## Start

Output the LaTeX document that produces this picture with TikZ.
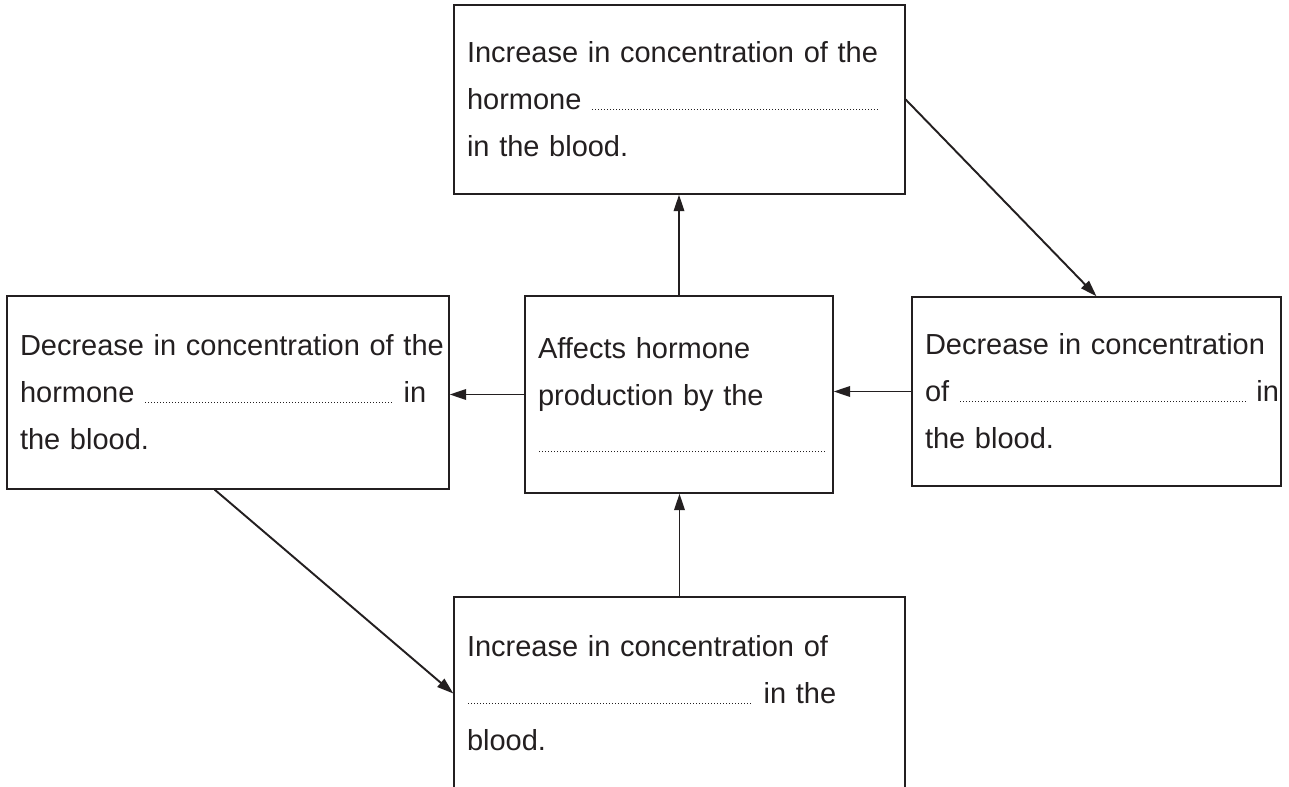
\documentclass[tikz,border=0pt]{standalone}
\usepackage{fontspec}
\setmainfont{Liberation Sans}
\usetikzlibrary{
	arrows.meta,
	calc,
	positioning,
}
\definecolor{ink}{HTML}{231F20}
\newcommand{\gap}[1]{\leavevmode\hbox to #1{\leaders\hbox to 0.06cm{\hss\rule{0.75pt}{0.75pt}\hss}\hfill}}
\tikzset{box/.style={draw=ink,rectangle,line width=0.8pt,inner xsep=0.26cm,inner ysep=0pt,align=left,text=ink,font=\fontsize{16.5}{26.75}\selectfont,}}
\tikzset{link/.style={draw=ink,line width=1.1pt,->,}}
\tikzset{
	>={Triangle[length=9.4pt,width=6pt]},
	x=0.02cm,
	y=-0.02cm,
}

\begin{document}
\begin{tikzpicture}

\useasboundingbox (0,0) rectangle (1289,787);

\node[box,minimum width=9.02cm,minimum height=3.78cm,text width=8.5cm](rise1) at(679.5,99.5) {Increase in concentration of the\\hormone \gap{5.78cm}\\in the blood.};
\node[box,minimum width=6.16cm,minimum height=3.94cm,text width=5.64cm](gland) at(679,394.5) {Affects hormone\\production by the\\\gap{5.76cm}};
\node[box,minimum width=7.38cm,minimum height=3.78cm,text width=6.86cm](fall1) at(1096.5,391.5) {Decrease in concentration\\\mbox{of \gap{5.76cm} in}\\the blood.};
\node[box,minimum width=8.84cm,minimum height=3.86cm,text width=8.32cm](fall2) at(228,392.5) {\mbox{Decrease in concentration of the}\\hormone \gap{5cm} in\\the blood.};
\node[box,minimum width=9.02cm,minimum height=3.86cm,text width=8.5cm](rise2) at(679.5,693.5) {Increase in concentration of\\\gap{5.74cm} in the\\blood.};

\draw[link] (gland.north) -- (gland.north |- rise1.south);
\draw[link] (rise1.east) -- (fall1.north);
\draw[link] (fall1.west) -- (fall1.west -| gland.east);
\draw[link] (gland.west) -- (gland.west -| fall2.east);
\draw[link] ($(fall2.south west)!0.47!(fall2.south east)$) -- (rise2.west);
\draw[link] (rise2.north) -- (rise2.north |- gland.south);

\end{tikzpicture}
\end{document}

## End

Written problem. Reproduce the material word for word. Any pictures should be left out of the copy.

Answer for the task.
Output the LaTeX document that produces this picture with TikZ.
\documentclass[tikz,border=0pt]{standalone}
\usepackage{fontspec}
\setmainfont{Liberation Sans}
\usetikzlibrary{
	arrows.meta,
	calc,
	positioning,
}
\definecolor{ink}{HTML}{231F20}
\newcommand{\gap}[1]{\leavevmode\hbox to #1{\leaders\hbox to 0.06cm{\hss\rule{0.75pt}{0.75pt}\hss}\hfill}}
\tikzset{box/.style={draw=ink,rectangle,line width=0.8pt,inner xsep=0.26cm,inner ysep=0pt,align=left,text=ink,font=\fontsize{16.5}{26.75}\selectfont,}}
\tikzset{link/.style={draw=ink,line width=1.1pt,->,}}
\tikzset{
	>={Triangle[length=9.4pt,width=6pt]},
	x=0.02cm,
	y=-0.02cm,
}

\begin{document}
\begin{tikzpicture}

\useasboundingbox (0,0) rectangle (1289,787);

\node[box,minimum width=9.02cm,minimum height=3.78cm,text width=8.5cm](rise1) at(679.5,99.5) {Increase in concentration of the\\hormone \gap{5.78cm}\\in the blood.};
\node[box,minimum width=6.16cm,minimum height=3.94cm,text width=5.64cm](gland) at(679,394.5) {Affects hormone\\production by the\\\gap{5.76cm}};
\node[box,minimum width=7.38cm,minimum height=3.78cm,text width=6.86cm](fall1) at(1096.5,391.5) {Decrease in concentration\\\mbox{of \gap{5.76cm} in}\\the blood.};
\node[box,minimum width=8.84cm,minimum height=3.86cm,text width=8.32cm](fall2) at(228,392.5) {\mbox{Decrease in concentration of the}\\hormone \gap{5cm} in\\the blood.};
\node[box,minimum width=9.02cm,minimum height=3.86cm,text width=8.5cm](rise2) at(679.5,693.5) {Increase in concentration of\\\gap{5.74cm} in the\\blood.};

\draw[link] (gland.north) -- (gland.north |- rise1.south);
\draw[link] (rise1.east) -- (fall1.north);
\draw[link] (fall1.west) -- (fall1.west -| gland.east);
\draw[link] (gland.west) -- (gland.west -| fall2.east);
\draw[link] ($(fall2.south west)!0.47!(fall2.south east)$) -- (rise2.west);
\draw[link] (rise2.north) -- (rise2.north |- gland.south);

\end{tikzpicture}
\end{document}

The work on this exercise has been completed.